● Do this
All of the material should be reproduced exactly, with pictures left out.

● Data segment
+-------+
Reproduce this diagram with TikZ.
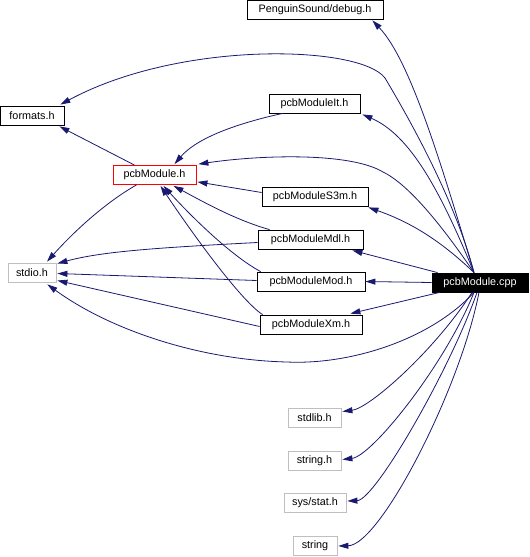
\documentclass[tikz,border=0pt]{standalone}
\usepackage{fontspec}
\setmainfont{Liberation Sans}
\usepackage{xcolor}
\usepackage{tikz}
\usetikzlibrary{arrows.meta,calc}
\definecolor{depblue}{RGB}{25,25,112}
\definecolor{sysgray}{RGB}{191,191,191}
\definecolor{curred}{RGB}{255,0,0}

\tikzset{
  hdr/.style={draw=black, fill=white, line width=0.8pt, minimum height=19pt, inner sep=0pt, font=\fontsize{10.8}{12}\selectfont},
  syshdr/.style={hdr, draw=sysgray},
  curhdr/.style={hdr, draw=curred},
  srchdr/.style={hdr, fill=black, text=white},
  dep/.style={-{Triangle[length=10pt,width=6pt]}, draw=depblue, line width=0.8pt}
}

\begin{document}
\begin{tikzpicture}[x=1pt,y=-1pt]
    \useasboundingbox (0,0) rectangle (530,557);

    % Headers
    \node[hdr, minimum width=136pt] (debug) at (315,9.5) {PenguinSound/debug.h};
    \node[hdr, minimum width=64pt] (formats) at (32,115.5) {formats.h};
    \node[curhdr, minimum width=83pt] (pcbh) at (154.5,175) {pcbModule.h};
    \node[hdr, minimum width=91pt] (it) at (314.5,103.5) {pcbModuleIt.h};
    \node[hdr, minimum width=106pt] (s3m) at (315,196.5) {pcbModuleS3m.h};
    \node[hdr, minimum width=105pt] (mdl) at (310.5,239.5) {pcbModuleMdl.h};
    \node[hdr, minimum width=108pt] (mod) at (311,281.5) {pcbModuleMod.h};
    \node[hdr, minimum width=102pt] (xm) at (311,324.5) {pcbModuleXm.h};
    \node[syshdr, minimum width=48pt] (stdio) at (32,272.5) {stdio.h};
    \node[srchdr, minimum width=96pt] (cpp) at (480,282.5) {pcbModule.cpp};

    % System headers
    \node[syshdr, minimum width=53pt] (stdlib) at (314.5,417.5) {stdlib.h};
    \node[syshdr, minimum width=53pt] (stringh) at (314.5,460.5) {string.h};
    \node[syshdr, minimum width=62pt] (sysstat) at (315,503) {sys/stat.h};
    \node[syshdr, minimum width=44pt] (string) at (315,546) {string};

    % Edges from pcbModule.cpp
    \draw[dep] ($(cpp.north)+(-6,0)$) .. controls (440,160) and (410,60) .. ($(debug.south east)+(-11,1)$);
    \draw[dep] ($(cpp.north)+(-6,0)$) .. controls (455,200) and (410,120) .. (385,78)
        .. controls (360,45) and (180,40) .. ($(formats.north east)+(-4,-1)$);
    \draw[dep] ($(cpp.north)+(-6,0)$) .. controls (440,190) and (410,135) .. ($(it.south east)+(2,1)$);
    \draw[dep] ($(cpp.north)+(-6,0)$) .. controls (445,230) and (410,185) .. (383,172)
        .. controls (350,152) and (260,155) .. ($(pcbh.north east)+(2,-1)$);
    \draw[dep] ($(cpp.north)+(-6,0)$) .. controls (440,240) and (410,222) .. ($(s3m.south east)+(0,1)$);
    \draw[dep] ($(cpp.north west)+(6,0)$) -- ($(mdl.south east)+(-11,1)$);
    \draw[dep] (cpp.west) -- (mod.east);
    \draw[dep] ($(cpp.south west)+(8,0)$) -- ($(xm.north east)+(-12,-1)$);
    \draw[dep] ($(cpp.south)+(-6,0)$) .. controls (430,340) and (350,365) .. (287,362)
        .. controls (200,360) and (110,330) .. ($(stdio.south east)+(-9,2)$);
    \draw[dep] ($(cpp.south)+(-8,0)$) .. controls (435,350) and (370,408) .. ($(stdlib.east)+(1,-6)$);
    \draw[dep] ($(cpp.south)+(-6,0)$) .. controls (445,365) and (372,456) .. ($(stringh.east)+(1,-1)$);
    \draw[dep] ($(cpp.south)+(-3,0)$) .. controls (450,370) and (375,500) .. ($(sysstat.east)+(1,-2)$);
    \draw[dep] ($(cpp.south)+(-1,0)$) .. controls (460,390) and (380,545) .. ($(string.east)+(1,0)$);

    % Edges from pcbModule.h
    \draw[dep] ($(pcbh.north)+(-20,0)$) -- ($(formats.south east)+(-5,1)$);
    \draw[dep] ($(pcbh.south)+(-18,0)$) .. controls (110,200) and (80,225) .. ($(stdio.north)+(15,-1)$);

    % Edges from the module headers
    \draw[dep] ($(it.south west)+(14,0)$) .. controls (230,125) and (195,140) .. ($(pcbh.north)+(20,-1)$);
    \draw[dep] ($(s3m.west)+(0,-4)$) -- ($(pcbh.south east)+(1,-3)$);
    \draw[dep] ($(mdl.north west)+(12,0)$) .. controls (235,220) and (200,200) .. ($(pcbh.south)+(19,1)$);
    \draw[dep] ($(mod.north west)+(4,0)$) .. controls (230,255) and (190,215) .. ($(pcbh.south)+(9,1)$);
    \draw[dep] ($(xm.north west)+(3,0)$) .. controls (240,300) and (190,230) .. ($(pcbh.south)+(6,1)$);
    \draw[dep] ($(mdl.west)+(0,3)$) .. controls (150,248) and (100,252) .. ($(stdio.east)+(1,-9)$);
    \draw[dep] ($(mod.west)+(0,-1)$) -- ($(stdio.east)+(1,1)$);
    \draw[dep] ($(xm.west)+(0,2)$) -- ($(stdio.east)+(1,8)$);
\end{tikzpicture}
\end{document}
+-------+
● Right answer
Reproduce this diagram with TikZ.
\documentclass[tikz,border=0pt]{standalone}
\usepackage{fontspec}
\setmainfont{Liberation Sans}
\usepackage{xcolor}
\usepackage{tikz}
\usetikzlibrary{arrows.meta,calc}
\definecolor{depblue}{RGB}{25,25,112}
\definecolor{sysgray}{RGB}{191,191,191}
\definecolor{curred}{RGB}{255,0,0}

\tikzset{
  hdr/.style={draw=black, fill=white, line width=0.8pt, minimum height=19pt, inner sep=0pt, font=\fontsize{10.8}{12}\selectfont},
  syshdr/.style={hdr, draw=sysgray},
  curhdr/.style={hdr, draw=curred},
  srchdr/.style={hdr, fill=black, text=white},
  dep/.style={-{Triangle[length=10pt,width=6pt]}, draw=depblue, line width=0.8pt}
}

\begin{document}
\begin{tikzpicture}[x=1pt,y=-1pt]
    \useasboundingbox (0,0) rectangle (530,557);

    % Headers
    \node[hdr, minimum width=136pt] (debug) at (315,9.5) {PenguinSound/debug.h};
    \node[hdr, minimum width=64pt] (formats) at (32,115.5) {formats.h};
    \node[curhdr, minimum width=83pt] (pcbh) at (154.5,175) {pcbModule.h};
    \node[hdr, minimum width=91pt] (it) at (314.5,103.5) {pcbModuleIt.h};
    \node[hdr, minimum width=106pt] (s3m) at (315,196.5) {pcbModuleS3m.h};
    \node[hdr, minimum width=105pt] (mdl) at (310.5,239.5) {pcbModuleMdl.h};
    \node[hdr, minimum width=108pt] (mod) at (311,281.5) {pcbModuleMod.h};
    \node[hdr, minimum width=102pt] (xm) at (311,324.5) {pcbModuleXm.h};
    \node[syshdr, minimum width=48pt] (stdio) at (32,272.5) {stdio.h};
    \node[srchdr, minimum width=96pt] (cpp) at (480,282.5) {pcbModule.cpp};

    % System headers
    \node[syshdr, minimum width=53pt] (stdlib) at (314.5,417.5) {stdlib.h};
    \node[syshdr, minimum width=53pt] (stringh) at (314.5,460.5) {string.h};
    \node[syshdr, minimum width=62pt] (sysstat) at (315,503) {sys/stat.h};
    \node[syshdr, minimum width=44pt] (string) at (315,546) {string};

    % Edges from pcbModule.cpp
    \draw[dep] ($(cpp.north)+(-6,0)$) .. controls (440,160) and (410,60) .. ($(debug.south east)+(-11,1)$);
    \draw[dep] ($(cpp.north)+(-6,0)$) .. controls (455,200) and (410,120) .. (385,78)
        .. controls (360,45) and (180,40) .. ($(formats.north east)+(-4,-1)$);
    \draw[dep] ($(cpp.north)+(-6,0)$) .. controls (440,190) and (410,135) .. ($(it.south east)+(2,1)$);
    \draw[dep] ($(cpp.north)+(-6,0)$) .. controls (445,230) and (410,185) .. (383,172)
        .. controls (350,152) and (260,155) .. ($(pcbh.north east)+(2,-1)$);
    \draw[dep] ($(cpp.north)+(-6,0)$) .. controls (440,240) and (410,222) .. ($(s3m.south east)+(0,1)$);
    \draw[dep] ($(cpp.north west)+(6,0)$) -- ($(mdl.south east)+(-11,1)$);
    \draw[dep] (cpp.west) -- (mod.east);
    \draw[dep] ($(cpp.south west)+(8,0)$) -- ($(xm.north east)+(-12,-1)$);
    \draw[dep] ($(cpp.south)+(-6,0)$) .. controls (430,340) and (350,365) .. (287,362)
        .. controls (200,360) and (110,330) .. ($(stdio.south east)+(-9,2)$);
    \draw[dep] ($(cpp.south)+(-8,0)$) .. controls (435,350) and (370,408) .. ($(stdlib.east)+(1,-6)$);
    \draw[dep] ($(cpp.south)+(-6,0)$) .. controls (445,365) and (372,456) .. ($(stringh.east)+(1,-1)$);
    \draw[dep] ($(cpp.south)+(-3,0)$) .. controls (450,370) and (375,500) .. ($(sysstat.east)+(1,-2)$);
    \draw[dep] ($(cpp.south)+(-1,0)$) .. controls (460,390) and (380,545) .. ($(string.east)+(1,0)$);

    % Edges from pcbModule.h
    \draw[dep] ($(pcbh.north)+(-20,0)$) -- ($(formats.south east)+(-5,1)$);
    \draw[dep] ($(pcbh.south)+(-18,0)$) .. controls (110,200) and (80,225) .. ($(stdio.north)+(15,-1)$);

    % Edges from the module headers
    \draw[dep] ($(it.south west)+(14,0)$) .. controls (230,125) and (195,140) .. ($(pcbh.north)+(20,-1)$);
    \draw[dep] ($(s3m.west)+(0,-4)$) -- ($(pcbh.south east)+(1,-3)$);
    \draw[dep] ($(mdl.north west)+(12,0)$) .. controls (235,220) and (200,200) .. ($(pcbh.south)+(19,1)$);
    \draw[dep] ($(mod.north west)+(4,0)$) .. controls (230,255) and (190,215) .. ($(pcbh.south)+(9,1)$);
    \draw[dep] ($(xm.north west)+(3,0)$) .. controls (240,300) and (190,230) .. ($(pcbh.south)+(6,1)$);
    \draw[dep] ($(mdl.west)+(0,3)$) .. controls (150,248) and (100,252) .. ($(stdio.east)+(1,-9)$);
    \draw[dep] ($(mod.west)+(0,-1)$) -- ($(stdio.east)+(1,1)$);
    \draw[dep] ($(xm.west)+(0,2)$) -- ($(stdio.east)+(1,8)$);
\end{tikzpicture}
\end{document}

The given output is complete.